Cal-QL -- Calibrated Conservative Q-Learning¶

Intuition¶

Cal-QL addresses a key limitation of CQL: vanilla CQL applies the same conservative penalty regardless of how close an action is to the training distribution, leading to overly pessimistic Q-values for near-distribution actions. Cal-QL introduces a calibration mechanism that scales the conservative penalty based on the gap between current Q-values and an empirical threshold derived from offline returns. When Q-values are already well-calibrated (close to actual returns), the penalty is reduced. This makes Cal-QL particularly effective for offline pre-training followed by online fine-tuning.

Key Equations¶

The standard CQL penalty pushes down Q-values for out-of-distribution actions:

\[ L_{\text{CQL}} = \alpha \left( \log \sum_a \exp Q(s,a) - \mathbb{E}_{a \sim \mathcal{D}}[Q(s,a)] \right) \]

Cal-QL adds a calibrated scaling factor:

\[ L_{\text{cal}} = \max\!\left(Q(s,a) - Q_{\text{cal}},\; 0\right) \cdot \tau_{\text{cal}} \cdot \left(Q(s,a) - Q_{\text{data}}(s,a)\right) \]

where \(Q_{\text{cal}}\) is the \(\tau\)-quantile of observed episode returns.

The full critic loss combines Bellman error, CQL penalty, and calibrated penalty:

\[ L_{\text{critic}} = L_{\text{Bellman}} + \alpha \left(L_{\text{CQL}} + L_{\text{cal}}\right) \]

The actor follows SAC-style entropy-regularized policy optimization:

\[ L_{\text{actor}} = \mathbb{E}_{a \sim \pi} \left[ \alpha_{\text{ent}} \log \pi(a|s) - \min(Q_1(s,a), Q_2(s,a)) \right] \]

Pseudocode¶

algorithm Cal-QL:
    initialize SAC-style actor pi, twin critics Q1, Q2, target networks
    initialize calibration threshold Q_cal = 0
    initialize return buffer R

    for step = 1 to total_timesteps do
        collect transition (s, a, r, s', done)
        if episode ends: append episode_return to R
                         Q_cal = quantile(R, calibration_tau)

        sample minibatch from replay buffer

        # Critic update
        L_bellman = standard SAC Bellman loss with twin critics
        L_CQL = logsumexp(Q_random + Q_policy) - Q_data
        L_cal = max(Q - Q_cal, 0) * calibration_tau * (Q - Q_data)
        update critics with L_bellman + cql_alpha * (L_CQL + L_cal)
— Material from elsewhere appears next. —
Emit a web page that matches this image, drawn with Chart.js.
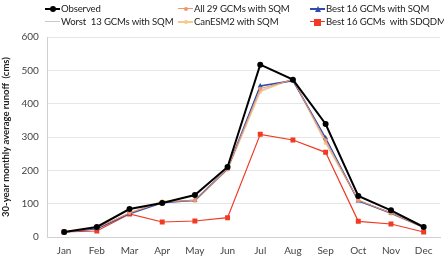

        # Actor update (SAC-style)
        update actor to maximize Q - alpha_ent * log pi

        # Soft target update
        polyak_update(Q_targets, tau)

Quick Start¶

from rlox import Trainer

trainer = Trainer("calql", env="HalfCheetah-v4", seed=42, config={
    "cql_alpha": 5.0,
    "calibration_tau": 0.5,
    "learning_rate": 3e-4,
})
metrics = trainer.train(total_timesteps=500_000)
print(f"Mean reward: {metrics['mean_reward']:.1f}")

Hyperparameters¶

Parameter	Default	Description
`learning_rate`	`3e-4`	Learning rate for actor, critic, and alpha optimizers
`buffer_size`	`100_000`	Replay buffer capacity
`batch_size`	`256`	Minibatch size
`gamma`	`0.99`	Discount factor
`tau`	`0.005`	Polyak averaging coefficient for target networks
`cql_alpha`	`5.0`	CQL penalty weight
`calibration_tau`	`0.5`	Quantile for calibration threshold from offline returns
`auto_alpha`	`False`	Auto-tune CQL alpha via dual gradient descent
`hidden`	`256`	Hidden layer width
`n_random_actions`	`10`	Random actions for CQL penalty estimation
`warmup_steps`	`1000`	Random exploration steps before training
`seed`	`42`	Random seed

When to Use¶

Use Cal-QL when: you want offline pre-training with online fine-tuning, or vanilla CQL is too pessimistic on your dataset.
Prefer Cal-QL over CQL when: your offline data quality varies and you need adaptive conservatism.
Do not use Cal-QL when: you have high-quality expert data (prefer BC or IQL for simplicity), or you are doing purely online training (prefer SAC).

References¶

Nakamoto, N., Zhai, S., Singh, A., Mark, M. S., Ma, Y., Finn, C., Kumar, A., & Levine, S. (2023). Cal-QL: Calibrated Offline RL Pre-Training for Efficient Online Fine-Tuning. NeurIPS 2023. arXiv:2303.05479.